> [Set task]: Print, word for word, every line from the beginning of the listing up to and including the line with "import plotly.graph_objects as go". Pictures are to be excluded.
-- start of Information provided --
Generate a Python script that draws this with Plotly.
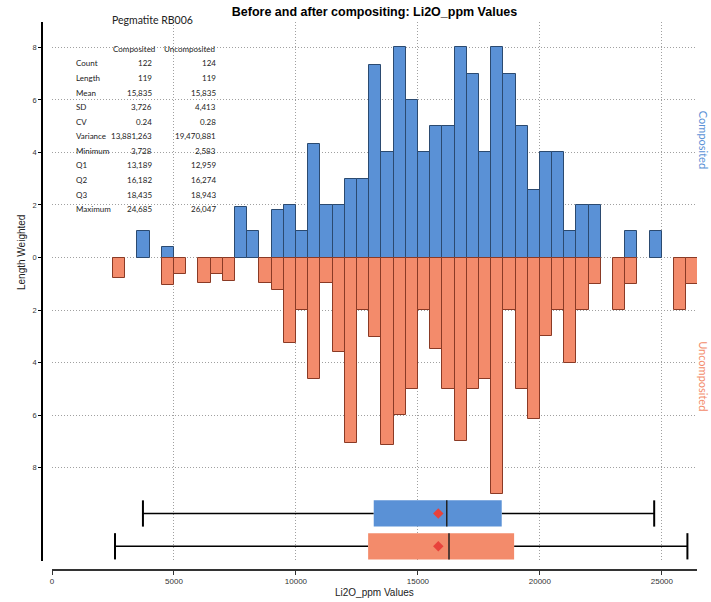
import plotly.graph_objects as go

# histogram bins (left edge, 500 ppm wide) and length-weighted heights
comp_bins = [3500, 4500, 7500, 8000, 9000, 9500, 10000, 10500, 11000, 11500, 12000,
             12500, 13000, 13500, 14000, 14500, 15000, 15500, 16000, 16500, 17000,
             17500, 18000, 18500, 19000, 19500, 20000, 20500, 21000, 21500, 22000,
             23500, 24500]
comp_heights = [1.0, 0.41, 1.93, 1.0, 1.81, 2.0, 1.0, 4.32, 2.0, 2.0, 3.0,
                3.0, 7.33, 4.0, 8.0, 6.0, 4.0, 5.0, 5.0, 8.0, 7.0,
                4.0, 8.0, 7.0, 5.0, 2.56, 4.0, 4.0, 1.0, 2.0, 2.0,
                1.0, 1.0]

uncomp_bins = [2500, 4500, 5000, 6000, 6500, 7000, 8500, 9000, 9500, 10000, 10500,
               11000, 11500, 12000, 12500, 13000, 13500, 14000, 14500, 15000, 15500,
               16000, 16500, 17000, 17500, 18000, 18500, 19000, 19500, 20000, 20500,
               21000, 21500, 22000, 23000, 23500, 25500, 26000]
uncomp_heights = [0.78, 1.03, 0.64, 0.98, 0.62, 0.88, 0.98, 1.22, 3.24, 2.0, 4.64,
                  0.98, 3.59, 7.06, 2.0, 3.02, 7.14, 6.0, 5.0, 2.0, 3.49,
                  5.0, 7.0, 5.0, 4.62, 9.0, 2.0, 5.0, 6.16, 3.0, 2.0,
                  4.0, 2.0, 1.0, 2.0, 1.0, 2.0, 1.0]

# box plot summary
box_names = ["Composited", "Uncomposited"]
box_min = [3728, 2583]
box_q1 = [13189, 12959]
box_median = [16182, 16274]
box_q3 = [18435, 18943]
box_max = [24685, 26047]
box_mean = [15835, 15835]

# stats table
stat_names = ["Count", "Length", "Mean", "SD", "CV", "Variance", "Minimum",
              "Q1", "Q2", "Q3", "Maximum"]
comp_stats = ["122", "119", "15,835", "3,726", "0.24", "13,881,263", "3,728",
              "13,189", "16,182", "18,435", "24,685"]
uncomp_stats = ["124", "119", "15,835", "4,413", "0.28", "19,470,881", "2,583",
                "12,959", "16,274", "18,943", "26,047"]

x_ticks = [0, 5000, 10000, 15000, 20000, 25000]
y_ticks = [-8, -6, -4, -2, 0, 2, 4, 6, 8]

BLUE = "#5A91D6"
BLUE_EDGE = "#2B4A70"
ORANGE = "#F38B6B"
ORANGE_EDGE = "#8A3A25"
BOX_COLORS = [BLUE, ORANGE]
BOX_POS = [-9.75, -11.0]
HALF = 0.5

W, H = 711, 602
ML, MR, MT, MB = 42, 14, 22, 32
PW, PH = W - ML - MR, H - MT - MB


def px_x(p):
    return (p - ML) / PW


def px_y(p):
    return (H - MB - p) / PH


fig = go.Figure()

fig.add_trace(go.Bar(
    x=comp_bins, y=comp_heights, width=500, offset=0,
    marker=dict(color=BLUE, line=dict(color=BLUE_EDGE, width=1)),
    name="Composited",
))
fig.add_trace(go.Bar(
    x=uncomp_bins, y=[-v for v in uncomp_heights], width=500, offset=0,
    marker=dict(color=ORANGE, line=dict(color=ORANGE_EDGE, width=1)),
    name="Uncomposited",
))

for i, name in enumerate(box_names):
    p = BOX_POS[i]
    fig.add_trace(go.Scatter(
        x=[box_min[i], box_q1[i], None, box_q3[i], box_max[i]],
        y=[p, p, None, p, p],
        mode="lines", line=dict(color="black", width=1.5), hoverinfo="skip",
    ))
    fig.add_trace(go.Scatter(
        x=[box_min[i], box_min[i], None, box_max[i], box_max[i]],
        y=[p - HALF, p + HALF, None, p - HALF, p + HALF],
        mode="lines", line=dict(color="black", width=2), hoverinfo="skip",
    ))
    fig.add_trace(go.Scatter(
        x=[box_q1[i], box_q3[i], box_q3[i], box_q1[i], box_q1[i]],
        y=[p - HALF, p - HALF, p + HALF, p + HALF, p - HALF],
        mode="lines", fill="toself", fillcolor=BOX_COLORS[i],
        line=dict(width=0, color=BOX_COLORS[i]), name=name,
    ))
    fig.add_trace(go.Scatter(
        x=[box_median[i], box_median[i]], y=[p - HALF, p + HALF],
        mode="lines", line=dict(color="#222222", width=1.5), hoverinfo="skip",
    ))
    fig.add_trace(go.Scatter(
        x=[box_mean[i]], y=[p], mode="markers",
        marker=dict(symbol="diamond", size=8, color="#E8423B"),
    ))

ann = []
table_font = dict(family="Lato", size=8, color="#222222")
ann.append(dict(text="Pegmatite RB006", x=px_x(152), y=px_y(20), xref="paper", yref="paper",
                showarrow=False, xanchor="center", yanchor="middle",
                font=dict(family="Lato", size=10.5, color="#222222")))
ann.append(dict(text="Composited", x=px_x(157), y=px_y(49.3), xref="paper", yref="paper",
                showarrow=False, xanchor="right", yanchor="middle", font=table_font))
ann.append(dict(text="Uncomposited", x=px_x(217), y=px_y(49.3), xref="paper", yref="paper",
                showarrow=False, xanchor="right", yanchor="middle", font=table_font))
for i, label in enumerate(stat_names):
    yy = px_y(63.3 + i * 14.6)
    ann.append(dict(text=label, x=px_x(74), y=yy, xref="paper", yref="paper",
                    showarrow=False, xanchor="left", yanchor="middle", font=table_font))
    ann.append(dict(text=comp_stats[i], x=px_x(153.5), y=yy, xref="paper", yref="paper",
                    showarrow=False, xanchor="right", yanchor="middle", font=table_font))
    ann.append(dict(text=uncomp_stats[i], x=px_x(217.5), y=yy, xref="paper", yref="paper",
                    showarrow=False, xanchor="right", yanchor="middle", font=table_font))

# side labels hug the right page edge
ann.append(dict(text="Composited", x=1, y=4.5, xref="paper", yref="y", xshift=-2,
                showarrow=False, xanchor="left", yanchor="middle", textangle=90,
                font=dict(family="Lato", size=11, color=BLUE)))
ann.append(dict(text="Uncomposited", x=1, y=-4.5, xref="paper", yref="y", xshift=-2,
                showarrow=False, xanchor="left", yanchor="middle", textangle=90,
                font=dict(family="Lato", size=11, color=ORANGE)))
ann.append(dict(text="Length Weighted", x=px_x(22), y=px_y(253), xref="paper", yref="paper",
                showarrow=False, xanchor="center", yanchor="middle", textangle=-90,
                font=dict(family="Liberation Sans", size=10, color="#222222")))
ann.append(dict(text="Li2O_ppm Values", x=px_x(374.5), y=px_y(592), xref="paper", yref="paper",
                showarrow=False, xanchor="center", yanchor="middle",
                font=dict(family="Liberation Sans", size=10, color="#222222")))

grid = dict(showgrid=True, gridcolor="#a0a0a0", gridwidth=1, griddash="1px,2px", zeroline=False)

fig.update_layout(
    width=W, height=H,
    margin=dict(l=ML, r=MR, t=MT, b=MB),
    paper_bgcolor="white", plot_bgcolor="white",
    showlegend=False, barmode="overlay", bargap=0,
    title=dict(text="<b>Before and after compositing: Li2O_ppm Values</b>",
               x=px_x(374.5), xref="paper", xanchor="center",
               y=1 - 12 / H, yref="container", yanchor="middle",
               font=dict(family="Liberation Sans", size=12.5, color="black")),
    xaxis=dict(range=[0, 26440], domain=[10 / PW, 1], anchor="free", position=0,
               tickvals=x_ticks, tickformat="d", ticks="outside", ticklen=4,
               tickcolor="#333333", showline=True, linecolor="#333333", linewidth=1.5,
               tickfont=dict(family="Liberation Sans", size=8, color="#333333"), **grid),
    yaxis=dict(range=[-11.56, 8.97], domain=[9 / PH, 1], anchor="free", position=0,
               tickvals=y_ticks, ticktext=[str(abs(v)) for v in y_ticks],
               ticks="outside", ticklen=3, tickcolor="black",
               showline=True, linecolor="black", linewidth=1.5,
               tickfont=dict(family="Liberation Sans", size=7.5, color="#333333"), **grid),
    annotations=ann,
)

# drop the browser's default body margin so the figure sits at the page corner
fig.write_html("out.html", config={"displayModeBar": False},
               post_script="document.body.style.margin='0';")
-- end of Information provided --
> [Answer below]:
Generate a Python script that draws this with Plotly.
import plotly.graph_objects as go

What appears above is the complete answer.